When I asked my group of friends on Facebook how they felt about e-readers, I got a surprising answer.  I truly expected my tech-savvy friends to be excited about the e-reader, to be ready to extol its virtues to me.  Many did say how much they love their various e-readers, but of those people, there were still the moments of doubt, where they said it was weird to not know how many pages you had left to read.  There is a certain satisfaction at looking at a big fat book and watching as the bookmark moves further and further through the book.  But, I got a lot of people who simply stated "I'm still for books."  Someone I've known since childhood put it the most eloquently: 

"As techie as I am, I still like real books. I like having a library of them in my office to select from, I like the look of books on the shelf and the feel of them in my hands. I like partially turning a page as I'm getting to the end of a page letting the book know that I'm charging on in my reading. It's just not as tactile with the eReaders..."

Books aren't just vacant objects- something else to be scanned and compressed and digitized.  It's hard to put into words what it is that makes them different.  The above quote is as close as I will ever get to explaining it.  I can't necessarily argue with the logic I stated in the beginning of this blog.  There is a streamlined neatness to e-books that many find appealing.  But where is the emotional facet?  Pardon the airiness of the following comment, but books are warm, while technology is cold.  What happens when the two combine- does technology grow a heart or do books lose some of their personality?  
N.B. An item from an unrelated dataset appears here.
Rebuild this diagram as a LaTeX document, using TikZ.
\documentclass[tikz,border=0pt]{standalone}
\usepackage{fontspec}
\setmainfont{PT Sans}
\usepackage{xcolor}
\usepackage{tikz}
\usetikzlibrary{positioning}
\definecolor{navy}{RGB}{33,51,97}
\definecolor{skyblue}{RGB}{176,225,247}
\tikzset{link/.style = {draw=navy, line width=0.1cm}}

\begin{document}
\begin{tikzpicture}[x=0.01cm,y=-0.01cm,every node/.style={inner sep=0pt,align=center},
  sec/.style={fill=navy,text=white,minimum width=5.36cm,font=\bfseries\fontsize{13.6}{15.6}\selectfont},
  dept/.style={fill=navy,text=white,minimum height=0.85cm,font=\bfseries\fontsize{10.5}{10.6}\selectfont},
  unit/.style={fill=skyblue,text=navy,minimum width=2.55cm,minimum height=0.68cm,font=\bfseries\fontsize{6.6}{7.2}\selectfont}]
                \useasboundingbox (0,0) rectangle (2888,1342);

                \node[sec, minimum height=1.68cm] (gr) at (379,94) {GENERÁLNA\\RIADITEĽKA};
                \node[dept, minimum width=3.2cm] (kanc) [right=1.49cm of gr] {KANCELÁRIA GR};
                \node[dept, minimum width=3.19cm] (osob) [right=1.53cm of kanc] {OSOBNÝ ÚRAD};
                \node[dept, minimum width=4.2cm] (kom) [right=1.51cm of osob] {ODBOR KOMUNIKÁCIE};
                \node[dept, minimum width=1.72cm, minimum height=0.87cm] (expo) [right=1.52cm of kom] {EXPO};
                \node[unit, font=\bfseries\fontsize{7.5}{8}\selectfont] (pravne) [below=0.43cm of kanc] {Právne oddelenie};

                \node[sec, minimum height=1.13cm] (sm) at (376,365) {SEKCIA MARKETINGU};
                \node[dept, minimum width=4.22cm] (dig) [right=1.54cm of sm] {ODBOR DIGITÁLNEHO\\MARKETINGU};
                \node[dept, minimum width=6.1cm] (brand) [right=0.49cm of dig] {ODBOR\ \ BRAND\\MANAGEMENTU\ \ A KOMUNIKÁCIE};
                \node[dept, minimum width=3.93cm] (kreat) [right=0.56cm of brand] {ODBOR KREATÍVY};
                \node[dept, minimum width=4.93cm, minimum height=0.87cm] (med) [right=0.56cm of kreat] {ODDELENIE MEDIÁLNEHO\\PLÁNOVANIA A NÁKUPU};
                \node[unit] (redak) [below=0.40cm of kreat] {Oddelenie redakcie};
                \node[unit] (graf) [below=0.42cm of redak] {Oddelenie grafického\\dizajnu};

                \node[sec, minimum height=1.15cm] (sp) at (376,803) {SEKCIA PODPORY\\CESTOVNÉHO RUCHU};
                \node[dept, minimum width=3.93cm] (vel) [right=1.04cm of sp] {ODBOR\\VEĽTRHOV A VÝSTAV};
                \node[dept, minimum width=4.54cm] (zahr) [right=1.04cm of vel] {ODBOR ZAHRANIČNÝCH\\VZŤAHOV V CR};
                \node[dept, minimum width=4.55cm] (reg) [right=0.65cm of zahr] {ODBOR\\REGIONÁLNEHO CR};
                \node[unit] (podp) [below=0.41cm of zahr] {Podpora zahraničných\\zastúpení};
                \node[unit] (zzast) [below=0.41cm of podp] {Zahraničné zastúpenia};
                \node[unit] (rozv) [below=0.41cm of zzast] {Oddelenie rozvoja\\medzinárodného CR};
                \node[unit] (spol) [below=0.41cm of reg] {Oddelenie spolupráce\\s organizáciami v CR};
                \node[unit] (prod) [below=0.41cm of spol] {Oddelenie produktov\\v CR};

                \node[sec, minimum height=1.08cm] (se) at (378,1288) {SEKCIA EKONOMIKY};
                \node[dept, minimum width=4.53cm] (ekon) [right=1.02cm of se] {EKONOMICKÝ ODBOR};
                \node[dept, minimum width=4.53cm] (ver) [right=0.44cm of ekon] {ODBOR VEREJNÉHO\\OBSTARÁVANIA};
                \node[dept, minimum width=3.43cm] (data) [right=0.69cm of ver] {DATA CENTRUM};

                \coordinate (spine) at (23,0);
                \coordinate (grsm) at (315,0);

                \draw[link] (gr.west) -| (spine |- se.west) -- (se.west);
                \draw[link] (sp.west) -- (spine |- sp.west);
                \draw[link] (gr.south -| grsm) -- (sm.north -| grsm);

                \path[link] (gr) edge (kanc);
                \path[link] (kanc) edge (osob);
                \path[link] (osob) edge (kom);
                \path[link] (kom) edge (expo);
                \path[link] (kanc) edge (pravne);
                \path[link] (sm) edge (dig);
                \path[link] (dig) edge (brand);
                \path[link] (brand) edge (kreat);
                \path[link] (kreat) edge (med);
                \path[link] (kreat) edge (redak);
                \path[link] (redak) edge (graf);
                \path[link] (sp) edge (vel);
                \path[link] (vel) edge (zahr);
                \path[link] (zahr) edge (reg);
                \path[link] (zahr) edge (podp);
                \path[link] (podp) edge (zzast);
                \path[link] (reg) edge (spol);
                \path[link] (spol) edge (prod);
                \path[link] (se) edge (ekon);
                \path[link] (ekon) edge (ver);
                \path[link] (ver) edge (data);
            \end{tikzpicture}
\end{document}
I realize that there are those who will see that idea as utter claptrap- a personality?  Warmth from an object?  But even as what I am writing elicits a response from you, so too do books.  These written words do not spring forth from a machine- they are thought out, written, rewritten, and shared between people.  They are more than just words. 

The reasons that I believe a lot of us hang onto our books and our book buying habits (or library going habits) can't be defined in a list of bullet points.  There's just something about them- about books.  They changed everything when they became widely available with the advent of movable type.  They changed lives and thinking then and they continue to do so every day.  There are books that you read and you are never the same after.  You finish the last page, wishing it didn't have to end, and sit back and think or say "Whoa."  and then soak it all in. 

That alone should allow the book to have its own place, its own space, in our lives and not just zipped up and turned off, as we do with so many other things.  

Monday, November 28, 2011

Smart Mama, Dumb Phone

With the upswing of social networking, e-mail, texting, and smartphones, it is possible to stay fully connected almost anywhere you go.  I don't know what the exact statistics are, but most people I know that have cell phones own a "Smart" phone, such as the Blackberry, Droid, iPhone, Android, etc, etc.  I had a Blackberry for a while, until its untimely demise and replaced it with a Droid.  I was plugged in.  Constantly.  If the phone dinged, pinged, or buzzed, I had to check it.  The little green flashing light, indicating some form of message, was like Odysseus' sirens, calling me insistently.

On top of this, it cost money.  At the time, it was $30/ month.  Not much until you start adding it all up.  Cost of the phone, cost of the data plan, and then there is the cost of the time taken away from your real life.  Those minutes when you aren't really paying attention to your family or your surroundings add up.  What seems like a few minutes will add up into hours and then days, depending on your usage habits.  This was pointed out to me in sharp relief when I spent a week at Cape Cod with my son, my sisters and their families.  While I was there, I made it a point to leave my phone behind 90% of the time.  If we went to town, I took it, but that was it.  I took pictures with my regular digital camera.  One of my sisters, who considers me a techno-geek of sorts, was constantly caught off-guard when she would ask me to look something up, call someone, etc and I would reply that my phone was back at the cottage.  The first time, her mouth dropped open and she was speechless. 

So, I went low-tech and used my "upgrade" to get a DumbPhone.  The fanciest thing about this particular phone is that it has a QWERTY keyboard to make texting a little bit easier and a small camera, which takes mediocre photos.  I must admit that the transition was odd.  I missed the nice camera and ability to e-mail photos the most of all the features.  The lack of having everyone's updates, tweets, and comments was almost a relief.  The only statuses I needed to worry about were mine and my son's. 

It surprised me that my friends had the most difficulty in my choice to "upgrade" to a low-tech status.  My nights are no longer disturbed with the dinging of my phone and I find messages waiting for me about how much I miss out on with my "non-internet phone." 

In reality, I am not missing out on all that much.  I am gaining time with my son, who is growing up WAY too fast.  I am out in the yard, helping to build a treehouse.  I am in the garage, fixing the chain on his bike again.  I am making dinner, while he sings the Christmas songs they have been learning at school.  (Voice like his mother- sounds like an angel when he sings.)

So, consider this, especially right now, during the busiest time of the year, which is supposed to be all about family, not phones.  Be present in the moment.  Enjoy the glow of the family around the table.  Technology has its place and it can be a useful tool to bring those together who are far apart, especially with military deployments. But when the phone dings or bings or buzzes, ask yourself which matters more at that moment- the e-mail/text message/ FB alert that just came in, or being in the moment.